Maka kegegabahan politik yang sensitif-reaksioner tak perlu ada kalau elite bangsa ini memiliki simpul kepedulian yang kuat terhadap eksistensi rakyat. Mestinya pemerintah bersyukur saat jalan panjang pergulatan demokrasi menemukan transformasi kreatifnya meskipun ia lahir dari suatu kredo yang menegaskan watak asli pemerintah itu sendiri. Shihao Chong (2009) dalam tulisannya Social Media and Social Movements in Contentious Politics: Understanding New Movements in Iran and Egypt, bahkan melansir bagaimana sebuah kekuatan dan eleganitas kekuasaan dapat dikonstruksi dalam komunikasi dengan menggunakan opini-opini maya sebagai media interaksi deliberatif yang membangun nilai-nilai kepercayaan, keterbukaan, dan peradaban suatu masyarakat.

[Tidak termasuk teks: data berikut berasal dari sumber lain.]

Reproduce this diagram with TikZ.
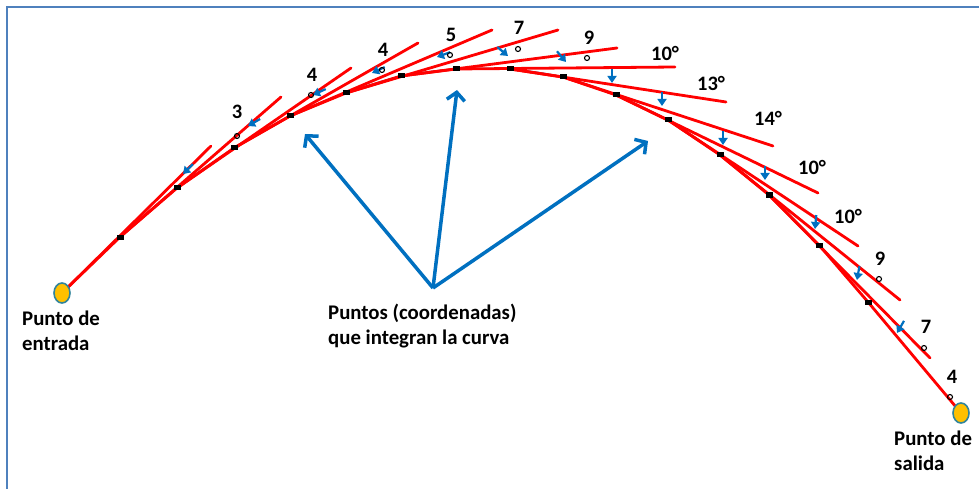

Harus diakui demokrasi politik dan hukum tak bisa berkembang hanya dengan mengetahui ce qui est, sesuatu yang (sudah) ada, tanpa bersedia mengeksplorasikan esensi keadilan, solidaritas, dan kesetiakawanan sosial dalam setiap deretan bahasa dan pasang-surut pergulatan hidup rakyat. Orasi-orasi janji elite politik selama ini yang notabene miskin inspiratif dan spirit justru hanya akan menajamkan ketidakpastian bangsa ini berhadapan dengan berbagai kecurigaan, pembenaran diri, dan promiskuitas politik dalam komunitas kekuasaan kita. Bahkan Dorothea Rosa Herliany dalam puisi Film Bisu-nya (Mudji Sutrisno, 2009) mengingatkan, kata-kata tak akan pernah jadi pisau di negeri para orator.
Itu sebabnya pemulihan demokrasi wajib bagi pembersihan politik bangsa ini demi mencapai kenegaraan yang memadai (adequate stateness). Betapa nampak hukum telah kehilangan palu sebagaimana kekuasaan telah kehilangan konstituen dan reformasi nyaris kehilangan momentumnya. Ini setidaknya mengiriskan kesadaran etis dan moral bagi pemimpin di negeri ini untuk selalu berupaya menyelamatkan hak dan kepentingan rakyat yang telah sekian lama dirampok para koruptor-koruptor politik.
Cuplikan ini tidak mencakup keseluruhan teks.